7/ "Foxes consistently edge out hedgehogs, esp. for long-term predictions in their domains of expertise. "Their self-critical, point-counterpoint thinking prevented them from building up the excessive enthusiasm that hedgehogs, esp. well-informed ones, had for their predictions.

8/ "Foxes were more sensitive to how contradictory forces can yield stable equilibria and, as a result, “overpredicted” fewer departures (good or bad) from the status quo. They also recognized the precariousness of equilibria rarely ruled out anything as impossible." (p. 21)

9/ "Radical skeptics argue that history is a succession of chaotic shocks reverberating through incomprehensibly intricate networks. "When well-established nonlinear relationships are linked into positive feedback loops in simulations, tiny input variations have large effects.

10/ "More deer means more reproduction but also exhausts food and attracts wolves. A tiny shift in beta (3.94 to 3.935) alters history. The populations remain almost identical but then, for mysterious tipping-point reasons, decisively part ways 25 years into the simulation.

11/ "Who among us cannot imagine our lives unfolding differently but for tiny accidents of fate that shaped the jobs we hold, the people we marry, and so on? "Accounts of military campaigns abound with tales of how horseshoe-nail-sized causes determined the outcomes of battles.

12/ "Mokyr compares searching for the seeds of the Industrial Revolution to studying the history of Jewish dissenters from 50 A.D.-50 B.C. We are looking for something that at its inception was insignificant, even bizarre, but destined to change the life of everyone in the West.

13/ "Butterfly effects undercut pet theories. Wars break out not due to grand causes—primordial hatreds or power imbalances—but to petty ones—royal carriage drivers making wrong turns, giving astonished assassins who had botched their jobs earlier that day second chances." (p.31)

14/ "A prospective study of how well retrospectively identified causes, either singly or in combination, predict events, a squared multiple correlation coefficient would reveal gross unpredictability. And retrodiction is enormously easier than prediction." (p. 35)


15/ "Intelligent people have enormous difficulty tracking complex patterns of covariation, such as, “effect y1 rises in likelihood when x1 is falling, x2 is rising, and x3 takes on an intermediate set of values.”

16/ "Policy makers rarely invoke nuanced reasoning: “Saddam resembles Hitler in risk-taking, but he also has the shrewd street smarts of Stalin, the vaingloriousness of Mussolini, and the demagoguery of Nasser; the usefulness of each analogy depends on context.” " (p. 38)

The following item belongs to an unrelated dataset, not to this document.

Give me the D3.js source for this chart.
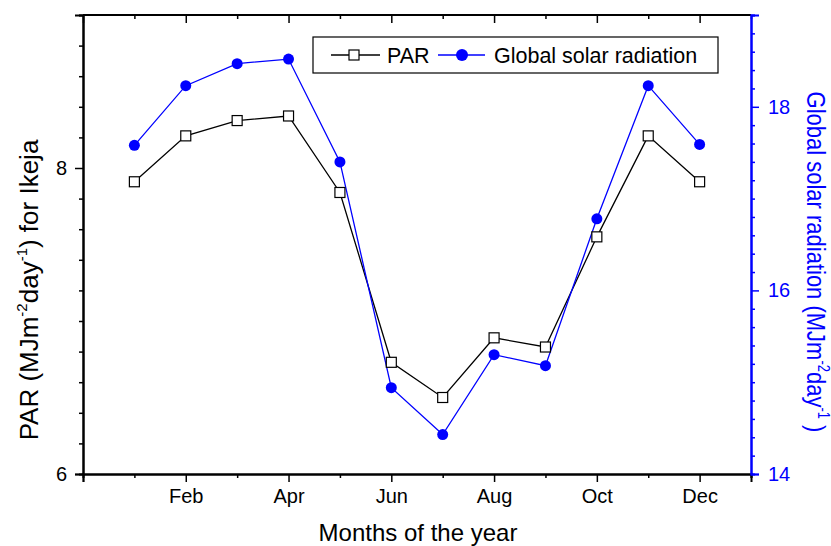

17/ "History heaps ambiguity on us. It requires us to keep track of many things and offers few clues as to which things made critical differences. "We know from experimental work that people fill in the missing data points with ideologically scripted event sequences.

18/ "Observers of world politics are overconfident, declaring with eerie certainty exactly what would have happened in counterfactual worlds that no one can visit "The world is messy: policies that one is predisposed to detest (embrace) sometimes have positive (noxious) effects.

19/ "The core function of political beliefs is to promote the comforting illusion of predictability. "Prediction suffers b/c we are deterministic thinkers with an aversion to probabilistic strategies that accept the inevitability of error. We look for order in random sequences.

20/ "When we know the base rates—say, the incumbent wins 80% of the time—and not much else, we should simply predict the more common outcome. But work on base rate neglect suggests that people insist on attaching high probabilities to low-frequency events.